Through Dilma’s removal, ordinary Brazilians and foreign investors alike were promised some kind of economic miracle which never came.

DW looked at a number of key economic indicators since Rousseff’s removal. This shows weakened economic growth that now amounts to another “lost decade”, after the 1990s under President Collor, Franco and Cardoso. At the heart of the economic policy of the previous Workers’ Party administrations was inclusive growth. where as the pie of the economy grew a majority of those gains would go to working people, this has now reversed.
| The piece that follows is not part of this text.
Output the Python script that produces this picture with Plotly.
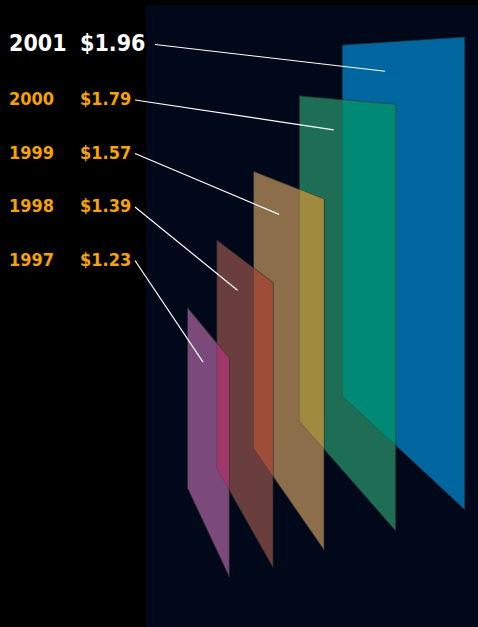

Poverty and inequality rates in Brazil have grown since 2015, this has included food instability not seen since the 1990s.

Adjusted GDP per capita was R$35.2 thousand last year, 11% lower than 2012, when it was R$39.6 thousand.

The impeachment process was often touted internationally as a sign of progress, and a victory for democracy, but the DW as published figures showing a frightening drop in Brazil’s democratic institutions.

Sweden’s V-Dem institute publishes an global index of democracy and freedom. Brazil scored 0.789 in 2012, it started to drop in 2013, with the mass street demonstrations that rocked the country, to 0.795. In 2017 following Rousseff’s removal, it had fallen to 0.626, and by 2020 with Bolsonaro in power it sat just 0.511.

Brazil was among ten countries with the worst decline in this index, alongside India and Turkey, with a s similar pattern in each country, according to the institute: “The ruler in power first attacks the media and civil society, polarizes societies by disrespecting opponents and spreading false information, and then starts to weaken formal institutions.”

Professor José Álvaro Moisés, coordinator of the Quality of Democracy Research Group at IEA-USP (Federal University of São Paulo) told DW that: “It is an authoritarian government, distant from science and critical thinking”The academic freedom index, which measures the freedom for professors and researchers to develop their work without threats or restrictions, also fell dramatically in this period in Brazil: from 0.929 in 2013, to 0.442 in 2020.

Moisés’s laments that Dilma’s impeachment “completely divided the country”. This polarization was exploited in the 2018 elections, won by a far-right president “who is a permanent threat to democracy”.

Dilma Rousseff’s impeachment was the launchpad for Bolsonaro’s own presidential run, and the catastrophe that followed.